Peter Singer, Editor-in-Chief -- Semiconductor International, 10/1/2000
However, according to a report disseminated by the Semiconductor Industry Association (SIA), the situation is not as rosy as it seems. One concern is that federal R&D spending is decreasing as a percentage of the total, from 50% in 1980 to 27% today. The conclusion is that less basic research will be conducted, since it historically has been the government that has funded such research. Another concern is that life sciences are being funded at a much higher rate than physical sciences and engineering, which form the cornerstone of semiconductor manufacturing know-how. In FY2000, for example, the National Science Foundation gets a 5.2% increase over 1999, while the National Institutes of Health gets a huge 14% boost. The end result of this uneven funding is that the attraction of these fields for university researchers declines; new discoveries in the more neglected fields shrink, and graduate students drift to other fields. So not only does less research get done, but fewer people enter the workstream ready to take on semiconductor manufacturing challenges.
The good news is that semiconductor companies are investing heavily in R&D, with internal investments of 13% of sales per year, well above the national average of approximately 5% per year for all industry. There also has been tremendous participation in cooperative R&D ventures, including the Semiconductor Research Corp., SEMATECH and the Focus Center Research Program (which also receives 25% federal funding support). The only problems are that these R&D investments are a function of sales, and therefore cyclical, and that most industry-sponsored R&D tends to focus on short-range issues.
But do we need more basic research? It's debatable whether the semiconductor industry's long-term success will depend that much on what researchers are learning by fiddling around with quantum dots and the like. Proponents say we need a better understanding of the physics of atomic-scale materials and how to synthesize novel materials. They point to the "sea of red" in the International Technology Roadmap for Semiconductors as if that is proof-positive that, for the first time, the industry is facing technical challenges for which there are no known solutions.
I don't believe it.

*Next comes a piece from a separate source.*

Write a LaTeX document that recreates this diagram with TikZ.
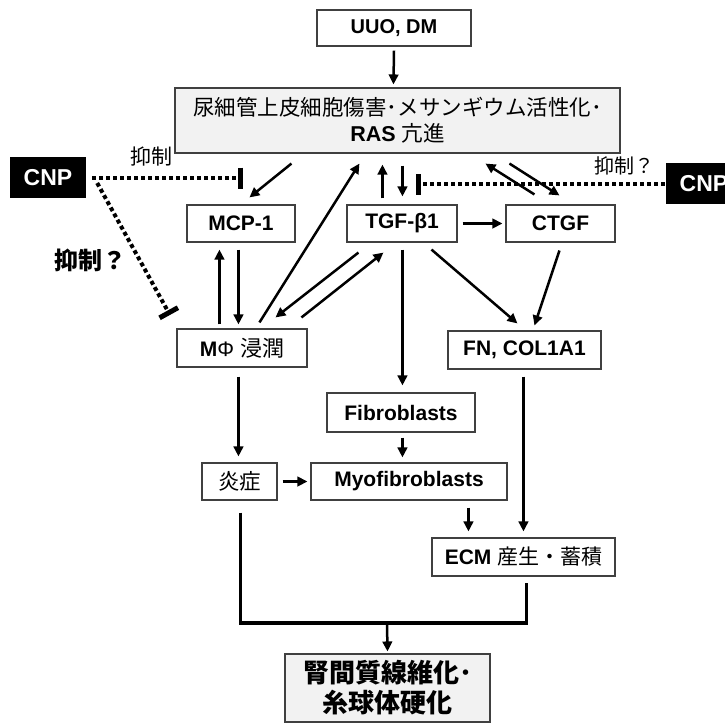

The industry has always seemed to have difficulty predicting how it would overcome problems five years or so down the road. (Does nobody remember the seemingly impossible challenges in breaking the 1 µm barrier?) We understand plenty about the fundamentals of science; it's applying those fundamentals in a complex production environment that's difficult - and that classifies as short-term research.
There is a very real, looming problem of an inadequate supply of individuals with the advanced scientific and technological education to meet the semiconductor industry's needs. If the best way to produce those individuals is to give them government money and let them play "blue sky" in a lab for a few years, so be it. I would rather see that than tomorrow's engineers drift into the life sciences. But I think an even better solution is for the government to give the semiconductor industry some R&D tax credits and regulate how those credits are used to even out the industry's cyclical nature, and for semiconductor companies to use the credits to sponsor more students in engineering studies - and maybe even let a few of them fiddle with those quantum dots.